The Shinkansen is probably in almost all respects the best way to travel between Tokyo and Kyoto. The only negative point is its price: about 16,000 JPY each way, so is not really budget-friendly.

If you decide to go by Shinkansen, you can take the train from Tokyo Station or Shinagawa Station. There are 3 major shinkansens whose names are Nozomi, Hikari, and Kodama to Kyoto Station. The fare of Nozomi with a reserved seat is around 17,000 JPY and a non-reserved seat is 16,000 JPY.

For the tickets, a vending machine and a ticket office (called “Midori-no-madoguchi”) are available. Some vending machines have an English menu. They are located next to ticket gates. For those with the JR Pass, you can just go to the platform and get on any of the trains in the non-reserved cars (usually 1-4). If you prefer to reserve a seat to be sure, you can do it in the same places where they are sold (vending machine or ticket office).

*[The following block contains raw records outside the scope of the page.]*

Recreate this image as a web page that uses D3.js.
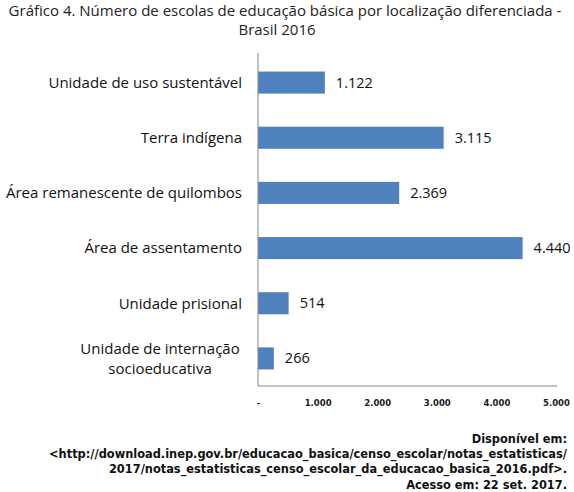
<!DOCTYPE html>
<html>
<head>
<meta charset="utf-8">
<script src="https://cdn.jsdelivr.net/npm/d3@7"></script>
<style>
  body { margin: 0; background: #fff; }
  svg { display: block; }
  .cat { font-family: "Open Sans", sans-serif; font-size: 15px; fill: #111; }
  .val { font-family: "Open Sans", sans-serif; font-size: 14.5px; fill: #111; }
  .tick text { font-family: "DejaVu Sans", sans-serif; font-size: 8.5px; font-weight: bold; fill: #1a1a1a; }
  .title { font-family: "Open Sans", sans-serif; font-size: 15px; fill: #222; }
  .src { font-family: "DejaVu Sans", Verdana, sans-serif; font-size: 11.4px; font-weight: bold; fill: #111; }
</style>
</head>
<body>
<svg id="chart" width="574" height="492"></svg>
<script>
var categories = [
    ["Unidade de uso sustentável"],
    ["Terra indígena"],
    ["Área remanescente de quilombos"],
    ["Área de assentamento"],
    ["Unidade prisional"],
    ["Unidade de internação", "socioeducativa"]
];
var values = [1122, 3115, 2369, 4440, 514, 266];
var ticks = [0, 1000, 2000, 3000, 4000, 5000];
var titleLines = ["Gráfico 4. Número de escolas de educação básica por localização diferenciada -", "Brasil 2016"];
var sourceLines = [
    "Disponível em:",
    "<http://download.inep.gov.br/educacao_basica/censo_escolar/notas_estatisticas/",
    "2017/notas_estatisticas_censo_escolar_da_educacao_basica_2016.pdf>.",
    "Acesso em: 22 set. 2017."
];

var svg = d3.select('#chart');

var x = d3.scaleLinear().domain([0, 5000]).range([258, 556]);
var y = d3.scaleBand().domain(d3.range(values.length)).range([55, 386]).paddingInner(0.6).paddingOuter(0.3);

// pt-BR number format: 1.122
var fmt = function (v) {
    if (v == 0) return '-';
    return d3.format(',')(v).replace(/,/g, '.');
};

// title
svg.selectAll('.title').data(titleLines).enter().append('text')
    .attr('class', 'title')
    .attr('x', function (d, i) { return i == 0 ? 285 : 277; })
    .attr('y', function (d, i) { return 16 + i * 19; })
    .attr('text-anchor', 'middle')
    .text(function (d) { return d; });

// bars
svg.selectAll('.bar').data(values).enter().append('rect')
    .attr('class', 'bar')
    .attr('x', x(0))
    .attr('y', function (d, i) { return y(i); })
    .attr('width', function (d) { return x(d) - x(0); })
    .attr('height', y.bandwidth())
    .attr('fill', '#4f81bd');

// value labels
svg.selectAll('.val').data(values).enter().append('text')
    .attr('class', 'val')
    .attr('x', function (d) { return x(d) + 11; })
    .attr('y', function (d, i) { return y(i) + y.bandwidth() / 2; })
    .attr('dy', '0.35em')
    .text(function (d) { return fmt(d); });

// category labels
var cat = svg.selectAll('.cat').data(categories).enter().append('text')
    .attr('class', 'cat')
    .attr('text-anchor', function (d) { return d.length > 1 ? 'middle' : 'end'; })
    .attr('transform', function (d, i) {
        var cx = d.length > 1 ? 160 : 242;
        return 'translate(' + cx + ',' + (y(i) + y.bandwidth() / 2) + ')';
    });
cat.selectAll('tspan').data(function (d) { return d; }).enter().append('tspan')
    .attr('x', 0)
    .attr('y', function (d, j, nodes) { return (j - (nodes.length - 1) / 2) * 20; })
    .attr('dy', '0.35em')
    .text(function (d) { return d; });

// axes
var xAxis = d3.axisBottom(x).tickValues(ticks).tickSize(0).tickPadding(14).tickFormat(fmt);
var gx = svg.append('g').attr('transform', 'translate(0,386)').call(xAxis);
gx.select('.domain').remove();

svg.append('line')
    .attr('x1', x(0)).attr('x2', x(0))
    .attr('y1', 53).attr('y2', 386)
    .attr('stroke', '#868686').attr('stroke-width', 1);
svg.append('line')
    .attr('x1', x(0)).attr('x2', 557)
    .attr('y1', 386).attr('y2', 386)
    .attr('stroke', '#868686').attr('stroke-width', 1);

// source
svg.selectAll('.src').data(sourceLines).enter().append('text')
    .attr('class', 'src')
    .attr('x', 567)
    .attr('y', function (d, i) { return 443 + i * 15.2; })
    .attr('text-anchor', 'end')
    .text(function (d) { return d; });
</script>
</body>
</html>
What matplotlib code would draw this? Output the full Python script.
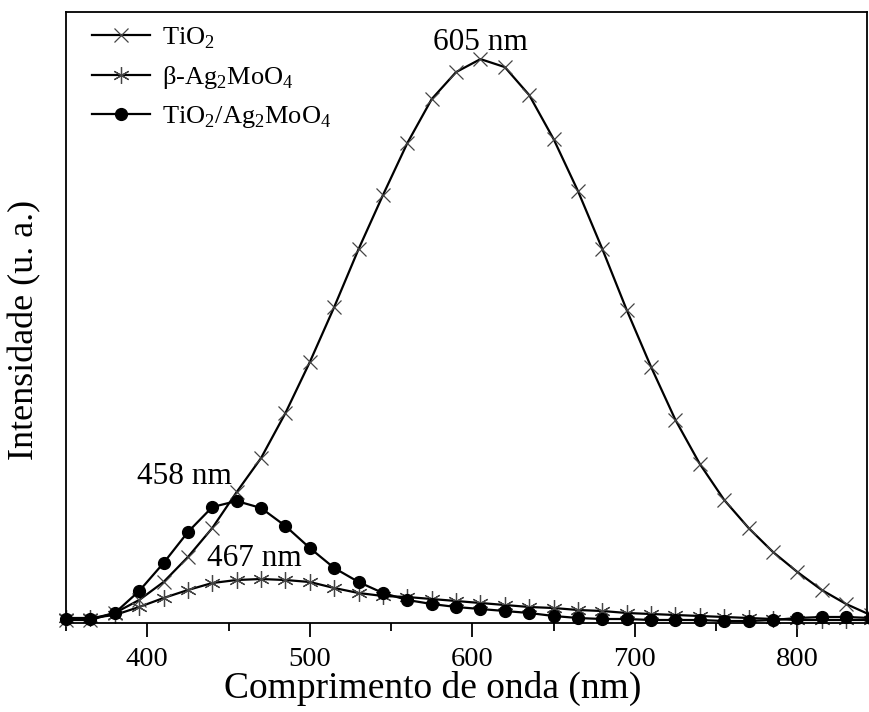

▶︎Book your Shinkansen ticket from Tokyo to Kyoto online

Japan Rail Pass

If you are a tourist in Japan there is a way to save some money and travel comfortably by Shinkansen. We are talking about the top-selling Japan Rail Pass (JR Pass), a must-pass for all travelers in Japan who want to visit more than only one city, that allows unlimited travel for 7,14, or 21 days on any JR transport, including bullet trains.

However, after the price increase in October 2024, the Japan Rail Pass is no longer cost-effective if you are only going to make a couple of trips. Check your route and see which is the most economical way for you.

▶︎Get your Japan Rail Pass online here!!

From Tokyo Station

First train: 6:00

Last train: 22:47

Location of ticket gates: blue areas on this map

Platform: platform №14–19

From Shinagawa Station

First train: 6:00

Last train: 22:54

Location of ticket gates: blue areas at the bottom of this map

Platform: platform №23&24


Bus: The Cheapest Option

On the other hand, the bus will take much longer (8 hours) but it’s cheaper. Tickets start at around 3,000 JPY for the cheapest ones and can go up to 12,000 JPY depending on the type of seat, departure time, conditions, etc.

As it’s a long trip, one of the most frequent options is the night bus. It allows you to sleep on the bus and be able to spend more time in Kyoto instead of wasting a day on the trip. In addition, at night there is less risk of traffic jams, etc.

▶︎Book bus tickets from Tokyo to Kyoto 

If you decide to go by bus, generally buses depart from Tokyo Station or Shinjuku Station. Different bus companies are offering this service, so it will depend on each company. One of the most recommended is Willerexpress. They have different types of buses available but even the most economical ones have large and comfortable seats.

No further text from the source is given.